I normally avoid deep frying recipes – not favouring the amount of oil used and the CLEAN UP afterwards. But I just can’t resist to make these when I found this easy Spicy Fish Cakes recipe by Rohani Jelani. What caught my eye is the twist to the usual Thai Fish Cake recipe and it can be made in a jiffy with a food processor. Also this method is shallow fry instead of the usual deep frying for fish cake recipes.
I tested out this recipe to prepare for the Chinese New Year family dinner middle of this month. I got skeptical when the batter turn out to be a bit watery and I could not form proper patties (I would reduce the amount of yogurt next time). With a squeeze of lime juice and a dip of sweet Thai chili sauce, these juicy fish cakes are simply delicious and rather addictive.

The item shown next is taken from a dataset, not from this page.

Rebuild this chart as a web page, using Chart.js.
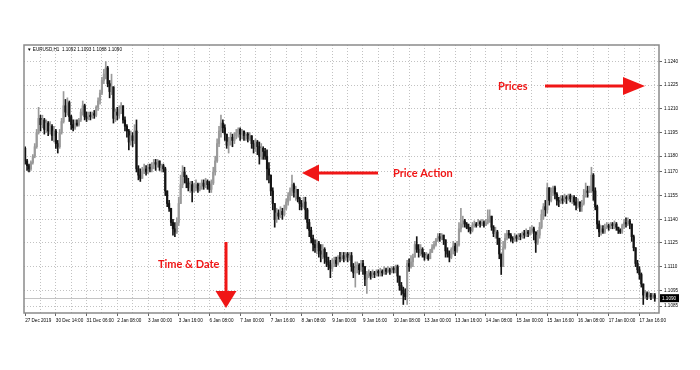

These fish cakes can be made ahead of time and quickly reheated (in a pan or microwave oven) just before eating. I’ll definitely add these Spicy Fish Cakes to my family Chinese New Year dinner.
- 100ml Plain Yogurt
- 300g Mackerel Fillet (Tenggiri) – de-bone and cut into 2cm chunks.
- 1 Egg
- 3 tablespoon Thick Coconut Milk
- 1 level teaspoon Salt
- 1 level teaspoon Pepper
- 1 level teaspoon Sugar
- 1 tablespoon Fish Sauce
- 1 tablespoon Lime Juice
- 1 small Onion (70g) – quartered and sliced
- 1 Red Chilli – halved lengthwise and thinly sliced
- 3 heaped tablespoon roughly-chopped coriander (leaves and stalks)
- 2 Kaffir Lime Leaves – finely shredded
- 2 Long Beans – thinly sliced
- 4 – 5 tablespoon Vegetable Oil
- Place the first 8 ingredients into the food processor and whiz until mixture forms a thick paste.
- Transfer mixture into a bowl and stir in the onion, chilli, coriander, kaffir lime leaves and long beans. Mix well.
- Using two spoons, form mixture into 3cm wide patties.
- Heat oil in a frying pan over medium heat. Dip a wooden chopstick into the oil. The oil is ready when bubbles begin to appear around the tip of the handle.
- Cook fish cakes for two to three minutes per side or until golden brown. Remove with a slotted spoon. Serve with a squeeze of lime juice and Thai chilli sauce.